SLO-aware Robust and Resilient 5G Edge Infrastructure
Building SLO-aware, highly available, and secure cellular infrastructure for next-generation access-edge computing
Modern access-edge applications – from real-time video analytics to AR/VR – depend on 5G RAN stacks that are virtualized and disaggregated across edge datacenters. This project develops a holistic toolkit that makes cellular infrastructure robust against three chronic pain points: (1) Unpredictable end-to-end performance that breaks tight service-level objectives (SLOs); (2) Outages caused by failures or upgrades inside virtualized RAN (vRAN) components; and (3) New attack surfaces on the Ethernet-based fronthaul network. By enforcing SLO-awareness, high availability, and strong security, we show that next-generation edge services can run atop commodity 5G networks without costly over-provisioning or proprietary hardware.
Resilient 5G vRAN infrastructure
In virtualized RANs a PHY crash or DU upgrade can disconnect users for 6.2 s on average – far above the five-nines budget of < 6 minutes/year – and existing failover mechanisms rebuild state too slowly. Worse, when a primary DU dies, protocol time-outs of 3–30 seconds at the CU cascade into mass UE drops.
Slingshot (Lazarev et al., 2023) cleanly hot-migrates the stateless PHY between servers via an in-switch middlebox and an Orion control loop, yielding zero user-visible downtime during planned maintenance and instant recovery from unplanned PHY faults. Atlas (Xing et al., 2023) extends resilience to the stateful distributed unit (DU): a fronthaul NF shares one RU between a source and backup DU, while a midhaul NF pre-notifies the CU of failures and a controller orchestrates proactive handovers or reactive failovers. The design re-establishes connectivity in ≈100 ms after a DU crash – an order-of-magnitude faster than stock vRAN behavior – with no throughput loss during proactive migration. Slingshot and Atlas jointly furnish sub-second availability across the full RAN stack.
Secure fronthaul network
Ethernet-based eCPRI/O-RAN fronthaul traffic still lacks mandatory integrity protection; standards bodies considered MITM attacks “unlikely and low-impact”. In this work (Xing et al., 2024), we demonstrate the opposite: software-only adversaries who bypass 802.1X can inject or modify fronthaul packets to trigger cell-wide signaling storms or corrupt control blocks, impacting DUs and UEs across whole regions.

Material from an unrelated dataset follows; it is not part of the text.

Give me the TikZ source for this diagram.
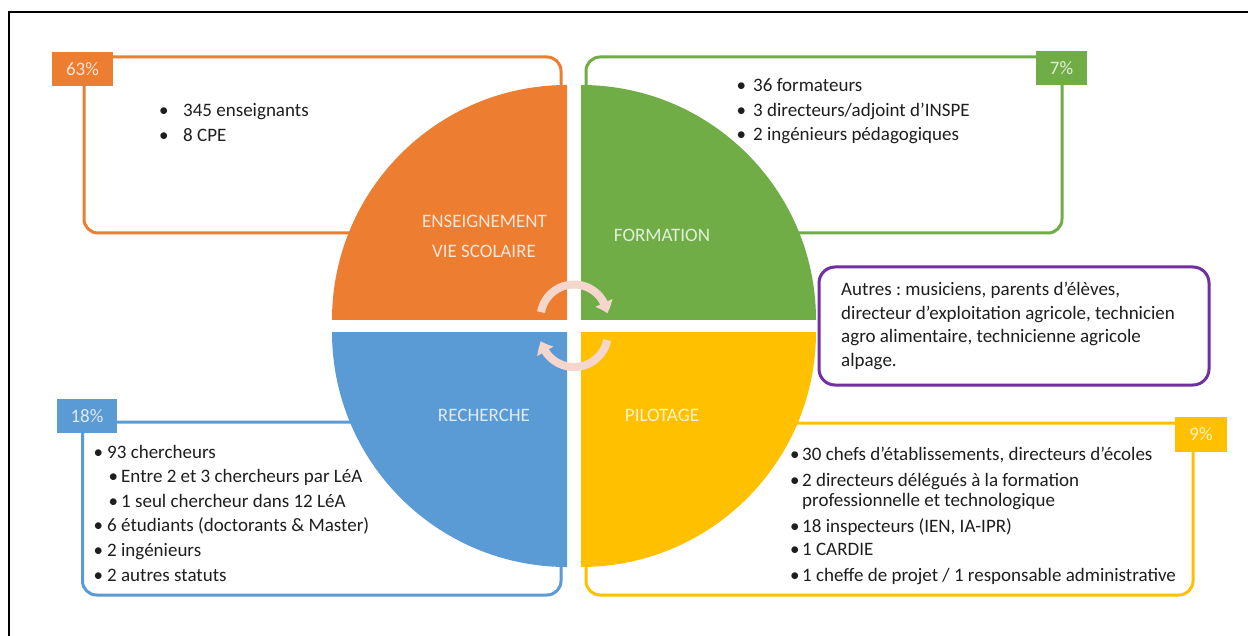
\documentclass[tikz,border=0pt]{standalone}
\usepackage{fontspec}
\setmainfont{Carlito}
\usetikzlibrary{arrows.meta,bending}
\frenchspacing
\definecolor{corange}{HTML}{ED7D31}
\definecolor{cgreen}{HTML}{70AD47}
\definecolor{cblue}{HTML}{5B9BD5}
\definecolor{cyellow}{HTML}{FFC000}
\definecolor{cpurple}{HTML}{7030A0}
\definecolor{carrow}{RGB}{244,214,204}
\definecolor{tor}{HTML}{FBE5D6}
\definecolor{tgr}{HTML}{E2F0D9}
\definecolor{tbl}{HTML}{DEEBF7}
\definecolor{tye}{HTML}{FFF2CC}
\definecolor{body}{HTML}{1E1E1E}
\newcommand\myfs{\fontsize{19bp}{24bp}\selectfont}
\newcommand\mybul[1]{\makebox[#1][l]{•}}
\begin{document}
\begin{tikzpicture}[x=1bp,y=-1bp,
  boxline/.style={line width=3bp, rounded corners=14bp},
  pct/.style={inner sep=0pt, font=\myfs, minimum height=34bp},
  txt/.style={inner sep=0pt, anchor=base west, font=\myfs, text=body},
  pielabel/.style={inner sep=0pt, anchor=base, font=\myfs},
  cyc/.style={line width=8bp, draw=carrow, -{Triangle[width=18bp,length=11bp,bend]}}]
\useasboundingbox (0,0) rectangle (1248,636);
\fill[white] (0,0) rectangle (1248,636);
% frame
\draw[line width=1.5bp] (9,636) -- (9,12) -- (1248,12);
% boxes behind the pie
\draw[boxline, draw=corange] (84,57) rectangle (561,233);
\draw[boxline, draw=cgreen] (586,57) rectangle (1062,233);
\draw[boxline, draw=cblue] (82.5,422) rectangle (561,595);
\draw[boxline, draw=cyellow] (586,423) rectangle (1193,595);
\draw[boxline, draw=cpurple, rounded corners=16bp] (819,267) rectangle (1209,385);
% pie quadrants
\fill[corange] (567,320) -- (332,320) arc[start angle=180, end angle=270, radius=235] -- cycle;
\fill[cgreen] (581,320) -- (581,85) arc[start angle=270, end angle=360, radius=235] -- cycle;
\fill[cblue] (567,332) -- (332,332) arc[start angle=180, end angle=90, radius=235] -- cycle;
\fill[cyellow] (581,332) -- (816,332) arc[start angle=0, end angle=90, radius=235] -- cycle;
% cycle arrows
\draw[cyc] (574,318) ++(190:33.5) arc[start angle=190, end angle=352, radius=33.5];
\draw[cyc] (574,333) ++(12:34) arc[start angle=12, end angle=166, radius=34];
% pie labels
\node[pielabel, text=tor] (ens1) at (484.5,227.5) {ENSEIGNEMENT};
\node[pielabel, text=tor] (ens2) at (484,258) {VIE SCOLAIRE};
\node[pielabel, text=tgr] (form) at (662,242) {FORMATION};
\node[pielabel, text=tbl] (rech) at (484,421) {RECHERCHE};
\node[pielabel, text=tye] (pilo) at (662,421) {PILOTAGE};
% percentage tags
\node[pct, fill=corange, text=tor, minimum width=61bp] (p63) at (82.5,69) {63\%};
\node[pct, fill=cgreen, text=tgr, minimum width=51bp] (p7) at (1061.5,68.5) {7\%};
\node[pct, fill=cblue, text=tbl, minimum width=60bp] (p18) at (87,416) {18\%};
\node[pct, fill=cyellow, text=tye, minimum width=52bp, minimum height=35bp] (p9) at (1201,434.5) {9\%};
% orange list
\node[txt] (o1) at (159,117) {\mybul{24bp}345 enseignants};
\node[txt] (o2) at (159,142) {\mybul{24bp}8 CPE};
% green list
\node[txt] (g1) at (736.5,92) {\mybul{16.5bp}36 formateurs};
\node[txt] (g2) at (736.5,117) {\mybul{16.5bp}3 directeurs/adjoint d’INSPE};
\node[txt] (g3) at (736.5,141) {\mybul{16.5bp}2 ingénieurs pédagogiques};
% purple text
\node[txt] (a1) at (841,296) {Autres : musiciens, parents d’élèves,};
\node[txt] (a2) at (841,319.5) {directeur d’exploitation agricole, technicien};
\node[txt] (a3) at (841,343) {agro alimentaire, technicienne agricole};
\node[txt] (a4) at (841,367) {alpage.};
% blue list
\node[txt] (b1) at (93.5,458) {\mybul{13.5bp}93 chercheurs};
\node[txt] (b2) at (108.5,482.6) {\mybul{12.5bp}Entre 2 et 3 chercheurs par LéA};
\node[txt] (b3) at (108.5,507.2) {\mybul{12.5bp}1 seul chercheur dans 12 LéA};
\node[txt] (b4) at (93.5,531.8) {\mybul{13.5bp}6 étudiants (doctorants \& Master)};
\node[txt] (b5) at (93.5,556.4) {\mybul{13.5bp}2 ingénieurs};
\node[txt] (b6) at (93.5,581) {\mybul{13.5bp}2 autres statuts};
% yellow list
\node[txt] (y1) at (790,460) {\mybul{12bp}30 chefs d’établissements, directeurs d’écoles};
\node[txt] (y2) at (790,486) {\mybul{12bp}2 directeurs délégués à la formation};
\node[txt] (y2b) at (802,506) {professionnelle et technologique};
\node[txt] (y3) at (790,532) {\mybul{12bp}18 inspecteurs (IEN, IA-IPR)};
\node[txt] (y4) at (790,555) {\mybul{12bp}1 CARDIE};
\node[txt] (y5) at (790,581) {\mybul{12bp}1 cheffe de projet / 1 responsable administrative};
\end{tikzpicture}
\end{document}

This work introduces two attack families, FRONTSTORM (mass handover storms) and FRONTSTRIKE (signal-level corruption), and shows they scale line-rate with minimal hardware. It then evaluates countermeasures, finding that MACsec with AES-NI adds only ~2.4 µs per jumbo packet and selective header-only protection can cut this to < 0.3 µs, making full-time integrity both feasible and essential. The work urges standards to mandate integrity and deploy lightweight anomaly detectors along the fronthaul path.
Predictable 5G access edge computing
Latency-critical mobile-edge applications still miss their end-to-end deadlines because the 5G/MEC pipeline is governed by a patchwork of independent schedulers. Radio bandwidth, transport queues and edge-compute workloads all fluctuate, yet each layer allocates resources as if its own deadline were the only one that matters. Without any common notion of how much time-budget (or “slack”) remains, the network may deliver packets only after their compute window has vanished, or a frame that finishes inference on the edge may find no airtime left on the uplink. Even under moderate load this siloed decision-making can drag SLO success rates below one-quarter.
ARMA (Yi et al., 2025) introduces a lightweight controller above the O-RAN RIC that lets the application and the RAN share just enough state—frame deadlines, DNN load, instantaneous RB availability—to co-optimise bitrate, model depth, RB allocation and GPU time on a per-frame basis. By continuously re-splitting each request’s latency budget between “over-the-air” and “on-the-edge” stages, ARMA lifts SLO satisfaction from roughly 26% to about 97% on an Open-RAN video-analytics testbed, with negligible radio overhead. As an ongoing work, we are developing a resource scheduling framework that enables applications beyond video analytics to meet their SLOs.